RACHELLE AKUFFO: And we know that a lot of trust was lost in the FTX fallout because a lot of people didn't distinguish between FTX, say, Coinbase, other platforms, and then what was happening with the tokens themselves. So in terms of where this is now heading with the development of hot and cold wallets, what do consumers need to know, and what are they also asking you for?

IAN ROGERS: Well, I think, again, people have learned about self-custody and security the hard way, right? Because FTX was not only a failure of centralized finance and a bankruptcy that gambled customer funds with centralized finance, but they were also hacked, right? So they suffered from the security challenges of digital assets as well. So I think that what consumers need to know is that, first of all, centralized value propositions are not the same as self-custody. If not self-custody, why crypto?

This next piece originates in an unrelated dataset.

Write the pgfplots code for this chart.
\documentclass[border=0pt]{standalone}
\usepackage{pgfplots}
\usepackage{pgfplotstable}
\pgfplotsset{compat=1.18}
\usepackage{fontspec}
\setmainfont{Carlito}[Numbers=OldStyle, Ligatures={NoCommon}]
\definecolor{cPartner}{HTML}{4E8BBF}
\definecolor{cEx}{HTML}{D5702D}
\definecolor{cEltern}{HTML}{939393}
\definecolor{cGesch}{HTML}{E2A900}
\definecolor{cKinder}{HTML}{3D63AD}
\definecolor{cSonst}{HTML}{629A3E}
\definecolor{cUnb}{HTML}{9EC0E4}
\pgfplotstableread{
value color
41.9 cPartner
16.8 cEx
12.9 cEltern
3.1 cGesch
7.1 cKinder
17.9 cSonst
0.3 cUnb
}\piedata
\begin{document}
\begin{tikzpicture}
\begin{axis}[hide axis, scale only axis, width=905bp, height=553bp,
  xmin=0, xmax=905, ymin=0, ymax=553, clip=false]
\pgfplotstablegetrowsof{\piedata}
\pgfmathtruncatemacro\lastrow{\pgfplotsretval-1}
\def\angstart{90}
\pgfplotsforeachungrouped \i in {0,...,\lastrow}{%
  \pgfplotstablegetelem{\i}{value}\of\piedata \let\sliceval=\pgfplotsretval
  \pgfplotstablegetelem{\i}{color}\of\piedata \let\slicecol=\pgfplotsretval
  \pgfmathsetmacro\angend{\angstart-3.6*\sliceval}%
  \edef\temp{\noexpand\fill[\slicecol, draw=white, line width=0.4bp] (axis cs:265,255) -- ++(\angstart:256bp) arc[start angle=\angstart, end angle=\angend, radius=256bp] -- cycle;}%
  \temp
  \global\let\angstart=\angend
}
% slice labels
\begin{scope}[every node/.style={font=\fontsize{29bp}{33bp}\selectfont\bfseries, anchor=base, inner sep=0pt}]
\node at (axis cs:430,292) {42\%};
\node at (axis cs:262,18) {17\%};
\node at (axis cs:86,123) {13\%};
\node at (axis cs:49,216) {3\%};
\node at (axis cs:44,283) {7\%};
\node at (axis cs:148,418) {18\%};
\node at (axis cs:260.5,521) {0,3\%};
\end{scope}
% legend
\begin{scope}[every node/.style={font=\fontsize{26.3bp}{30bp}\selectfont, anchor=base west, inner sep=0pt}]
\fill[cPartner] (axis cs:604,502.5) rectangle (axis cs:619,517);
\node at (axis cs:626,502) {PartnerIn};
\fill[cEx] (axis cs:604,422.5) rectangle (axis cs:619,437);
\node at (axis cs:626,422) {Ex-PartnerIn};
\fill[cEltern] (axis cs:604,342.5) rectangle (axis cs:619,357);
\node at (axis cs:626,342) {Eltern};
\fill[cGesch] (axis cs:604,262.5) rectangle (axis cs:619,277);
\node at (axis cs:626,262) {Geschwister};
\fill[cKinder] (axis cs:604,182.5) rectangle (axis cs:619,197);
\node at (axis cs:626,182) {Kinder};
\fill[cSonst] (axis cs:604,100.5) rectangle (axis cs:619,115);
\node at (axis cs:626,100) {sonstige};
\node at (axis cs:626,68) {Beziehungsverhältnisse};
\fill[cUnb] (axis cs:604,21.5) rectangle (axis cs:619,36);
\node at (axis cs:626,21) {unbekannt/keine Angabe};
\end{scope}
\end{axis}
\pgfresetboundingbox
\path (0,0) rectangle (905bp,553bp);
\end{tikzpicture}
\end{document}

And I would do-- I think double clicking on that and understanding what that phrase means is very important, and not your keys, not your coins. Don't trust verify. We didn't make any of these things up. These are things that are very often said in the world of crypto. You know, but also that having kind of full access to all of the things that the world of crypto and digital assets is available for you, all different kinds of tokens, all different kinds of assets.

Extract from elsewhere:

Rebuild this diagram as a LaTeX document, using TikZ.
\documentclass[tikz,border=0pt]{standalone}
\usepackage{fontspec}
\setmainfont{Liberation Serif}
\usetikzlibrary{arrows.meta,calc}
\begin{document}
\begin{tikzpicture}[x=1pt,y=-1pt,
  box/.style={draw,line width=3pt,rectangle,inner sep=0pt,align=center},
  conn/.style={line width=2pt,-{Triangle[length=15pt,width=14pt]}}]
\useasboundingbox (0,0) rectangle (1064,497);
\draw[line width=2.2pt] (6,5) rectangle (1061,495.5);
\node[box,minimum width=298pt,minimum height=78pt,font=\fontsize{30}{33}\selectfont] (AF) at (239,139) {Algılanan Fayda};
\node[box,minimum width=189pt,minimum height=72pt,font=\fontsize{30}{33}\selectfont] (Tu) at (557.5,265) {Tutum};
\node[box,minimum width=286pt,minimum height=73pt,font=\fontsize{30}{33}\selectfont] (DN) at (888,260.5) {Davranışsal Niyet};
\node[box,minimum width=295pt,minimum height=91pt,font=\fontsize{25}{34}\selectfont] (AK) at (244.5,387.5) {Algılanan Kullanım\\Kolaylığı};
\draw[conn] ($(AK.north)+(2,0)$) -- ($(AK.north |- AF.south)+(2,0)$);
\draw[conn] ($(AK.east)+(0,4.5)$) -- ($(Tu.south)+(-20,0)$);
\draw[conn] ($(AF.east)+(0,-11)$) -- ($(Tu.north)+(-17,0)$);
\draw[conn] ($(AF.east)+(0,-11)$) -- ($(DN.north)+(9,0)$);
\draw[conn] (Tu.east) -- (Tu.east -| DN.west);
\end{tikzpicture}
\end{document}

And this will grow over time because it will grow from digital currency to digital goods and services, digital ticketing, digital memberships, and ultimately digital identity. So taking possession of those things is both the opportunity and the challenge. And the reality is, is that the phones that we have in our pockets and the computers we have on our desktops were built for the internet. They were built for the revolution of information. They weren't built for a revolution of value.

All software utilizes hardware. And if the hardware that you have doesn't have a secure element and a secure screen, then there's no software that's going to make it secure. So much like you would add an iPod to your life in 2002 to carry digital music around with you, people today add a Ledger to their digital life to carry security around with them, security that their phone and their computer don't provide.

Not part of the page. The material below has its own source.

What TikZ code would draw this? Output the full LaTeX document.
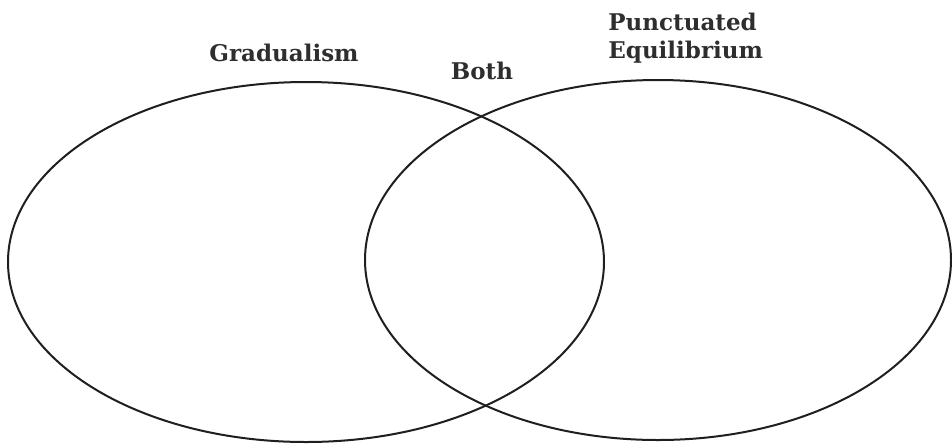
\documentclass[tikz,border=0pt]{standalone}
\usepackage{fontspec}
\newfontfamily\slabfont{DejaVu Serif}
\usetikzlibrary{calc}

\begin{document}
\begin{tikzpicture}[x=0.5pt, y=-0.5pt, line cap=round, line join=round,
    heading/.style={font=\slabfont\bfseries\fontsize{11.5}{13}\selectfont,
      text=black!82, inner sep=0pt},
    ring/.style={black!88, line width=1pt}]

  %% ---- page (pixel coordinates, y downwards) ----
  \useasboundingbox (0,0) rectangle (952,445);

  %% ---- the two sets ----
  \draw[ring] (306,262) ellipse [x radius=298, y radius=180];
  \draw[ring] (658,260) ellipse [x radius=293, y radius=180];

  %% ---- headings ----
  \node[heading, anchor=base]      (grad)  at (284,61) {Gradualism};
  \node[heading, anchor=base]      (both)  at (482,79) {Both};
  \node[heading, anchor=base west] (punct) at (608,30) {Punctuated};
  \node[heading, anchor=base west] (equil) at (608,58) {Equilibrium};

\end{tikzpicture}
\end{document}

DAVID HOLLERITH: And Ian, quickly, just thinking about the future of how people would custody crypto, are you saying that centralized exchanges, things like that, won't be a part of the picture?

IAN ROGERS: I think that whether you're using a centralized picture or you're custodying your own, security is important. So if you are using a centralized custodian, you can't make any assumptions about their security. Are they using Ledger Enterprise? Do they have not only proof of funds, but also proof of liabilities? And then I would ask, why? When you have the ability to self-custody securely, why trust a centralized partner? And what should you trust a centralized partner for?

Now, I think if you look at our lives today, you know, my keychain has many keys on it. I have many bank accounts. I have a savings account, a checking account, a brokerage account. In my family, we have many keys, accounts. So I think that we will have many solutions. We'll have different tools for different jobs. The reality is, is that we live digital lives. We'll have digital value. We'll have digital identity. And therefore, thinking hard about the security and the custody of that value and that identity will become increasingly important.

And just like the world has changed since the internet of the 1990s that I was very happily and excitedly a part of, but the applications on my phone look very different from that internet that I was playing with in the mid 1990s. Similarly, the security devices that we use in the world of digital assets will look different tomorrow. And we're just taking our steps along that evolutionary curve at the moment.

RACHELLE AKUFFO: It does seem to be that natural evolution of where things are headed. A big thank you, Ledger chief experience officer Ian Rogers and Yahoo Finance senior crypto reporter David Hollerith. Thank you both.